Give a verbatim copy of the lines below, minus the pictures.
-- BEGIN Data for this task --
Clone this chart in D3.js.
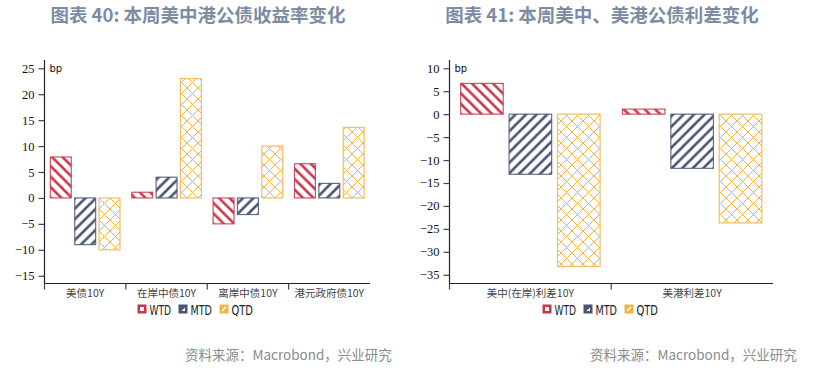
<!DOCTYPE html>
<html><head><meta charset="utf-8">
<script src="https://cdn.jsdelivr.net/npm/d3@7"></script>
<style>
body{margin:0;background:#fff;}
svg{display:block;}
</style></head>
<body>
<svg id="c" width="818" height="368"></svg>
<script>
// ---- data ----
const series = ["WTD", "MTD", "QTD"];
const cats1 = ["美债10Y", "在岸中债10Y", "离岸中债10Y", "港元政府债10Y"];
const wtd1 = [7.9, 1.1, -5.0, 6.6];
const mtd1 = [-9.0, 4.0, -3.2, 2.8];
const qtd1 = [-10.0, 23.0, 10.0, 13.6];
const ticks1 = [-15, -10, -5, 0, 5, 10, 15, 20, 25];

const cats2 = ["美中(在岸)利差10Y", "美港利差10Y"];
const wtd2 = [6.7, 1.1];
const mtd2 = [-13.1, -11.8];
const qtd2 = [-33.2, -23.7];
const ticks2 = [-35, -30, -25, -20, -15, -10, -5, 0, 5, 10];

const title1 = "图表 40: 本周美中港公债收益率变化";
const title2 = "图表 41: 本周美中、美港公债利差变化";
const source = "资料来源：Macrobond，兴业研究";

const colors = {WTD: "#c9374c", MTD: "#4b5571", QTD: "#f0b445"};

const svg = d3.select("#c");
const defs = svg.append("defs");
function hatch(id, color, dir, w) {
  const p = defs.append("pattern").attr("id", id).attr("patternUnits", "userSpaceOnUse")
    .attr("width", 10.5).attr("height", 10.5);
  const s = 10.5, h = s / 2;
  const d = dir === "back"
    ? `M${-h},${-h}L${s + h},${s + h}M${-h},${h}L${h},${s + h}M${h},${-h}L${s + h},${h}`
    : `M${-h},${s + h}L${s + h},${-h}M${-h},${h}L${h},${-h}M${h},${s + h}L${s + h},${h}`;
  p.append("path").attr("d", d).attr("stroke", color).attr("stroke-width", w).attr("fill", "none");
}
hatch("pW", colors.WTD, "back", 2.6);
hatch("pM", colors.MTD, "fwd", 2.6);
(function(){
  const p = defs.append("pattern").attr("id", "pQ").attr("patternUnits", "userSpaceOnUse")
    .attr("width", 11).attr("height", 11);
  p.append("path").attr("d", "M-5.5,-5.5L16.5,16.5M-5.5,5.5L5.5,16.5M5.5,-5.5L16.5,5.5M-5.5,16.5L16.5,-5.5M-5.5,5.5L5.5,-5.5M5.5,16.5L16.5,5.5")
    .attr("stroke", colors.QTD).attr("stroke-width", 1).attr("fill", "none");
})();
const fills = {WTD: "url(#pW)", MTD: "url(#pM)", QTD: "url(#pQ)"};

function chart(opt) {
  const {cats, vals, ticks, x0, x1, yTop, yBot, domain, title, titleX, legendX, sourceX} = opt;
  const g = svg.append("g");
  const x = d3.scaleBand().domain(cats).range([x0, x1]).paddingInner(0).paddingOuter(0);
  const inner = d3.scaleBand().domain(series).range([0, x.bandwidth()]).paddingInner(0.1).paddingOuter(0.22);
  const y = d3.scaleLinear().domain(domain).range([yBot, yTop]);

  // y axis
  const ya = g.append("g").attr("transform", `translate(${x0},0)`)
    .call(d3.axisLeft(y).tickValues(ticks).tickSize(6).tickPadding(4).tickFormat(d3.format("d")));
  ya.select(".domain").attr("d", `M0,${yTop}V${yBot}`).attr("stroke", "#222").attr("stroke-width", 1.2);
  ya.selectAll(".tick line").attr("stroke", "#444").attr("stroke-width", 1.2);
  ya.selectAll(".tick text").attr("font-family", "Liberation Serif, serif").attr("font-size", 12.5).attr("fill", "#111");

  // x axis
  const xa = g.append("g").attr("transform", `translate(0,${yBot})`)
    .call(d3.axisBottom(x).tickSize(0).tickPadding(6));
  xa.select(".domain").attr("d", `M${x0},0H${x1}`).attr("stroke", "#222").attr("stroke-width", 1.2);
  xa.selectAll(".tick text").attr("font-family", "Noto Sans CJK SC, Liberation Serif, serif")
    .attr("font-size", 10.5).attr("fill", "#444").attr("dy", "0.71em");
  // category separators
  g.selectAll(".sep").data(cats).enter().append("line")
    .attr("x1", d => x(d)).attr("x2", d => x(d)).attr("y1", yBot).attr("y2", yBot + 6)
    .attr("stroke", "#444").attr("stroke-width", 1.2);

  // bp label
  g.append("text").attr("x", x0 + 5).attr("y", y(ticks[ticks.length - 1]) + 4)
    .attr("font-family", "DejaVu Sans, sans-serif").attr("font-size", 10).attr("fill", "#111").text("bp");

  // bars
  cats.forEach((c, i) => {
    series.forEach(s => {
      const v = vals[s][i];
      g.append("rect")
        .attr("x", x(c) + inner(s) + 0.5)
        .attr("width", inner.bandwidth() - 1)
        .attr("y", Math.min(y(v), y(0)))
        .attr("height", Math.abs(y(v) - y(0)))
        .attr("fill", fills[s])
        .attr("stroke", colors[s]).attr("stroke-width", 1.2).attr("stroke-opacity", 0.85);
    });
  });

  // legend
  const lg = g.append("g").attr("transform", `translate(${legendX},304)`);
  series.forEach((s, i) => {
    const it = lg.append("g").attr("transform", `translate(${i * 41},0)`);
    it.append("rect").attr("x", 0).attr("y", 0.5).attr("width", 9).attr("height", 9).attr("fill", colors[s]);
    if (s === "WTD") it.append("rect").attr("x", 2.5).attr("y", 3).attr("width", 4).attr("height", 4).attr("fill", "#fff");
    if (s === "MTD") it.append("path").attr("d", "M3,7L6.5,7L6.5,3.5Z").attr("fill", "#fff");
    if (s === "QTD") it.append("path").attr("d", "M2.5,7L6.5,3").attr("stroke", "#fff").attr("stroke-width", 1.5);
    it.append("text").attr("x", 12).attr("y", 10.5).attr("font-family", "DejaVu Sans, sans-serif")
      .attr("font-size", 14).attr("textLength", 21.5).attr("lengthAdjust", "spacingAndGlyphs")
      .attr("fill", "#222").text(s);
  });

  // title
  svg.append("text").attr("x", titleX).attr("y", 22).attr("text-anchor", "middle")
    .attr("font-family", "Noto Sans CJK SC, sans-serif").attr("font-weight", "bold")
    .attr("font-size", 18.5).attr("fill", "#7d8ca2").text(title);
  // source
  svg.append("text").attr("x", sourceX).attr("y", 360)
    .attr("font-family", "Noto Sans CJK SC, sans-serif")
    .attr("font-size", 13.5).attr("fill", "#8a8a8a").text(source);
}

chart({cats: cats1, vals: {WTD: wtd1, MTD: mtd1, QTD: qtd1}, ticks: ticks1,
  x0: 44.5, x1: 370, yTop: 60, yBot: 283.5, domain: [-16.5, 26.6],
  title: title1, titleX: 198, legendX: 137.5, sourceX: 185});
chart({cats: cats2, vals: {WTD: wtd2, MTD: mtd2, QTD: qtd2}, ticks: ticks2,
  x0: 449.5, x1: 773, yTop: 60, yBot: 283.5, domain: [-36.9, 11.8],
  title: title2, titleX: 602, legendX: 542.5, sourceX: 590});
</script>
</body></html>
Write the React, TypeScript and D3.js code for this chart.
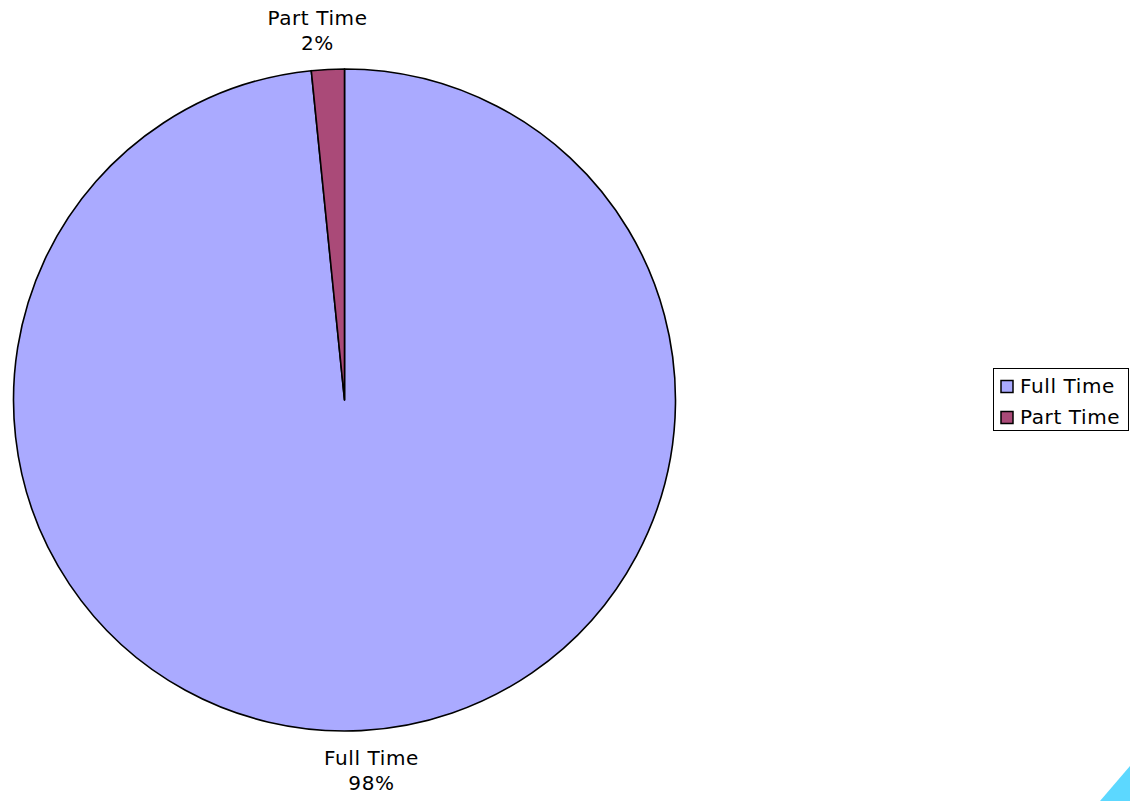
-- END Data for this task --
Finished exercise:
Clone this chart in D3.js.
<!DOCTYPE html>
<html><head><meta charset="utf-8">
<script src="https://cdn.jsdelivr.net/npm/d3@7"></script>
<style>
body{margin:0;background:#fff;}
svg{display:block;}
</style></head>
<body>
<svg id="c" width="818" height="368"></svg>
<script>
// ---- data ----
const series = ["WTD", "MTD", "QTD"];
const cats1 = ["美债10Y", "在岸中债10Y", "离岸中债10Y", "港元政府债10Y"];
const wtd1 = [7.9, 1.1, -5.0, 6.6];
const mtd1 = [-9.0, 4.0, -3.2, 2.8];
const qtd1 = [-10.0, 23.0, 10.0, 13.6];
const ticks1 = [-15, -10, -5, 0, 5, 10, 15, 20, 25];

const cats2 = ["美中(在岸)利差10Y", "美港利差10Y"];
const wtd2 = [6.7, 1.1];
const mtd2 = [-13.1, -11.8];
const qtd2 = [-33.2, -23.7];
const ticks2 = [-35, -30, -25, -20, -15, -10, -5, 0, 5, 10];

const title1 = "图表 40: 本周美中港公债收益率变化";
const title2 = "图表 41: 本周美中、美港公债利差变化";
const source = "资料来源：Macrobond，兴业研究";

const colors = {WTD: "#c9374c", MTD: "#4b5571", QTD: "#f0b445"};

const svg = d3.select("#c");
const defs = svg.append("defs");
function hatch(id, color, dir, w) {
  const p = defs.append("pattern").attr("id", id).attr("patternUnits", "userSpaceOnUse")
    .attr("width", 10.5).attr("height", 10.5);
  const s = 10.5, h = s / 2;
  const d = dir === "back"
    ? `M${-h},${-h}L${s + h},${s + h}M${-h},${h}L${h},${s + h}M${h},${-h}L${s + h},${h}`
    : `M${-h},${s + h}L${s + h},${-h}M${-h},${h}L${h},${-h}M${h},${s + h}L${s + h},${h}`;
  p.append("path").attr("d", d).attr("stroke", color).attr("stroke-width", w).attr("fill", "none");
}
hatch("pW", colors.WTD, "back", 2.6);
hatch("pM", colors.MTD, "fwd", 2.6);
(function(){
  const p = defs.append("pattern").attr("id", "pQ").attr("patternUnits", "userSpaceOnUse")
    .attr("width", 11).attr("height", 11);
  p.append("path").attr("d", "M-5.5,-5.5L16.5,16.5M-5.5,5.5L5.5,16.5M5.5,-5.5L16.5,5.5M-5.5,16.5L16.5,-5.5M-5.5,5.5L5.5,-5.5M5.5,16.5L16.5,5.5")
    .attr("stroke", colors.QTD).attr("stroke-width", 1).attr("fill", "none");
})();
const fills = {WTD: "url(#pW)", MTD: "url(#pM)", QTD: "url(#pQ)"};

function chart(opt) {
  const {cats, vals, ticks, x0, x1, yTop, yBot, domain, title, titleX, legendX, sourceX} = opt;
  const g = svg.append("g");
  const x = d3.scaleBand().domain(cats).range([x0, x1]).paddingInner(0).paddingOuter(0);
  const inner = d3.scaleBand().domain(series).range([0, x.bandwidth()]).paddingInner(0.1).paddingOuter(0.22);
  const y = d3.scaleLinear().domain(domain).range([yBot, yTop]);

  // y axis
  const ya = g.append("g").attr("transform", `translate(${x0},0)`)
    .call(d3.axisLeft(y).tickValues(ticks).tickSize(6).tickPadding(4).tickFormat(d3.format("d")));
  ya.select(".domain").attr("d", `M0,${yTop}V${yBot}`).attr("stroke", "#222").attr("stroke-width", 1.2);
  ya.selectAll(".tick line").attr("stroke", "#444").attr("stroke-width", 1.2);
  ya.selectAll(".tick text").attr("font-family", "Liberation Serif, serif").attr("font-size", 12.5).attr("fill", "#111");

  // x axis
  const xa = g.append("g").attr("transform", `translate(0,${yBot})`)
    .call(d3.axisBottom(x).tickSize(0).tickPadding(6));
  xa.select(".domain").attr("d", `M${x0},0H${x1}`).attr("stroke", "#222").attr("stroke-width", 1.2);
  xa.selectAll(".tick text").attr("font-family", "Noto Sans CJK SC, Liberation Serif, serif")
    .attr("font-size", 10.5).attr("fill", "#444").attr("dy", "0.71em");
  // category separators
  g.selectAll(".sep").data(cats).enter().append("line")
    .attr("x1", d => x(d)).attr("x2", d => x(d)).attr("y1", yBot).attr("y2", yBot + 6)
    .attr("stroke", "#444").attr("stroke-width", 1.2);

  // bp label
  g.append("text").attr("x", x0 + 5).attr("y", y(ticks[ticks.length - 1]) + 4)
    .attr("font-family", "DejaVu Sans, sans-serif").attr("font-size", 10).attr("fill", "#111").text("bp");

  // bars
  cats.forEach((c, i) => {
    series.forEach(s => {
      const v = vals[s][i];
      g.append("rect")
        .attr("x", x(c) + inner(s) + 0.5)
        .attr("width", inner.bandwidth() - 1)
        .attr("y", Math.min(y(v), y(0)))
        .attr("height", Math.abs(y(v) - y(0)))
        .attr("fill", fills[s])
        .attr("stroke", colors[s]).attr("stroke-width", 1.2).attr("stroke-opacity", 0.85);
    });
  });

  // legend
  const lg = g.append("g").attr("transform", `translate(${legendX},304)`);
  series.forEach((s, i) => {
    const it = lg.append("g").attr("transform", `translate(${i * 41},0)`);
    it.append("rect").attr("x", 0).attr("y", 0.5).attr("width", 9).attr("height", 9).attr("fill", colors[s]);
    if (s === "WTD") it.append("rect").attr("x", 2.5).attr("y", 3).attr("width", 4).attr("height", 4).attr("fill", "#fff");
    if (s === "MTD") it.append("path").attr("d", "M3,7L6.5,7L6.5,3.5Z").attr("fill", "#fff");
    if (s === "QTD") it.append("path").attr("d", "M2.5,7L6.5,3").attr("stroke", "#fff").attr("stroke-width", 1.5);
    it.append("text").attr("x", 12).attr("y", 10.5).attr("font-family", "DejaVu Sans, sans-serif")
      .attr("font-size", 14).attr("textLength", 21.5).attr("lengthAdjust", "spacingAndGlyphs")
      .attr("fill", "#222").text(s);
  });

  // title
  svg.append("text").attr("x", titleX).attr("y", 22).attr("text-anchor", "middle")
    .attr("font-family", "Noto Sans CJK SC, sans-serif").attr("font-weight", "bold")
    .attr("font-size", 18.5).attr("fill", "#7d8ca2").text(title);
  // source
  svg.append("text").attr("x", sourceX).attr("y", 360)
    .attr("font-family", "Noto Sans CJK SC, sans-serif")
    .attr("font-size", 13.5).attr("fill", "#8a8a8a").text(source);
}

chart({cats: cats1, vals: {WTD: wtd1, MTD: mtd1, QTD: qtd1}, ticks: ticks1,
  x0: 44.5, x1: 370, yTop: 60, yBot: 283.5, domain: [-16.5, 26.6],
  title: title1, titleX: 198, legendX: 137.5, sourceX: 185});
chart({cats: cats2, vals: {WTD: wtd2, MTD: mtd2, QTD: qtd2}, ticks: ticks2,
  x0: 449.5, x1: 773, yTop: 60, yBot: 283.5, domain: [-36.9, 11.8],
  title: title2, titleX: 602, legendX: 542.5, sourceX: 590});
</script>
</body></html>
Write the React, TypeScript and D3.js code for this chart.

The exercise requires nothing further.